**TASK PROMPT:**
Retype the records below from their first line through the line holding "plt.rcParams['font.family'] = ['Noto", including both ends and no pictures.
═══ MATERIAL FOR THIS TASK
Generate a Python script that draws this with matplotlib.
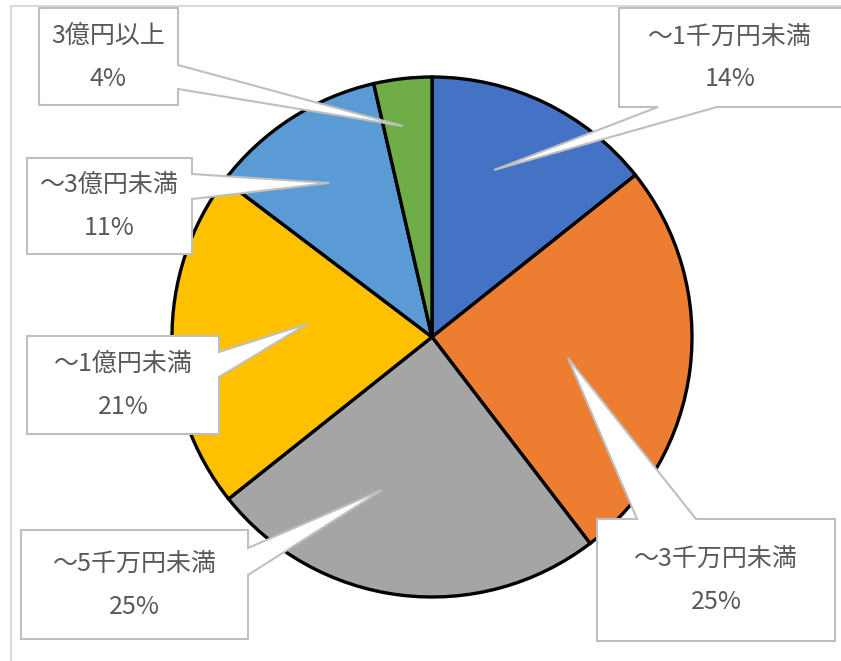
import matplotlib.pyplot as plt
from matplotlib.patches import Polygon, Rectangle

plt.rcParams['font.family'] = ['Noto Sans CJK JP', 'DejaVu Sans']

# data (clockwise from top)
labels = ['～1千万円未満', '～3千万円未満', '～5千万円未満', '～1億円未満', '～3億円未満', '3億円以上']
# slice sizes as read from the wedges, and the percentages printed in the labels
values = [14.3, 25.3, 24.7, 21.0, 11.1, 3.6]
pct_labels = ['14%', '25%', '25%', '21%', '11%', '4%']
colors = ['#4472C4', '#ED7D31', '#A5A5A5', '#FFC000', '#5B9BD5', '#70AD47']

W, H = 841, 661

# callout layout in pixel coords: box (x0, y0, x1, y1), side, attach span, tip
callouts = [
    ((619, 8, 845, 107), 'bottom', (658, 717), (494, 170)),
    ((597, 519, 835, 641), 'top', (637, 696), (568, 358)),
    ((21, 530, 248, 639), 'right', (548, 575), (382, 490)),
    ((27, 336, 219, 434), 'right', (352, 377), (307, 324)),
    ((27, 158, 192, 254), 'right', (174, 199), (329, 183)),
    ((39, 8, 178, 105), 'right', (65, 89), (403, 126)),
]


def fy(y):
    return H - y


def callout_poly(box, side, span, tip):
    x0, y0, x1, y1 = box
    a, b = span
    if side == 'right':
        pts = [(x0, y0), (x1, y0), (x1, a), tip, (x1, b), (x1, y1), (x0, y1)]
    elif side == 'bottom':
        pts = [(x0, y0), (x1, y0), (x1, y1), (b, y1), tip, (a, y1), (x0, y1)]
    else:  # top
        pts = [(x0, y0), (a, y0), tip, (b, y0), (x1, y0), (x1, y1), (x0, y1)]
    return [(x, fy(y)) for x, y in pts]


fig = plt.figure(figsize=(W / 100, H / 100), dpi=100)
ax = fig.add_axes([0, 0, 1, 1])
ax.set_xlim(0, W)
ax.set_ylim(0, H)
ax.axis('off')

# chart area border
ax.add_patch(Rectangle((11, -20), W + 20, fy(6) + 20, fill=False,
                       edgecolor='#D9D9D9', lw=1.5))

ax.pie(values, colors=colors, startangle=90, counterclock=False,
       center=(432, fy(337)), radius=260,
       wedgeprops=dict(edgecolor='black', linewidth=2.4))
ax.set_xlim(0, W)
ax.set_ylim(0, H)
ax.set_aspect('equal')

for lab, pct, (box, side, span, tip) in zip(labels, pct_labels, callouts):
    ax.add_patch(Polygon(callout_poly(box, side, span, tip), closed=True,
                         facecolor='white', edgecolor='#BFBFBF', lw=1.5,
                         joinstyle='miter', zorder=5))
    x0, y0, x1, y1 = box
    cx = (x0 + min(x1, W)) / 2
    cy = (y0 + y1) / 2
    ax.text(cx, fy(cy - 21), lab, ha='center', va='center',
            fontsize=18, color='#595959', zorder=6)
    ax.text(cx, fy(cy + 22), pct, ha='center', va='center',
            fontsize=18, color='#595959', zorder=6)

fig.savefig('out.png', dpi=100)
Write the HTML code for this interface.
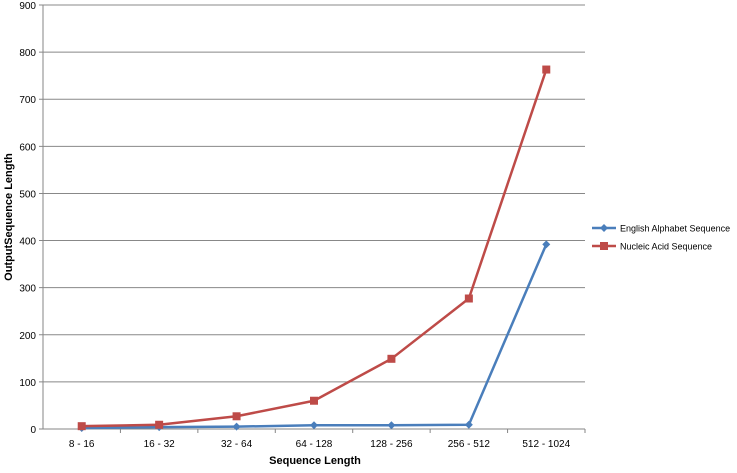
══════
**CORRECT OUTPUT:**
Generate a Python script that draws this with matplotlib.
import matplotlib.pyplot as plt
from matplotlib.patches import Polygon, Rectangle

plt.rcParams['font.family'] = ['Noto Sans CJK JP', 'DejaVu Sans']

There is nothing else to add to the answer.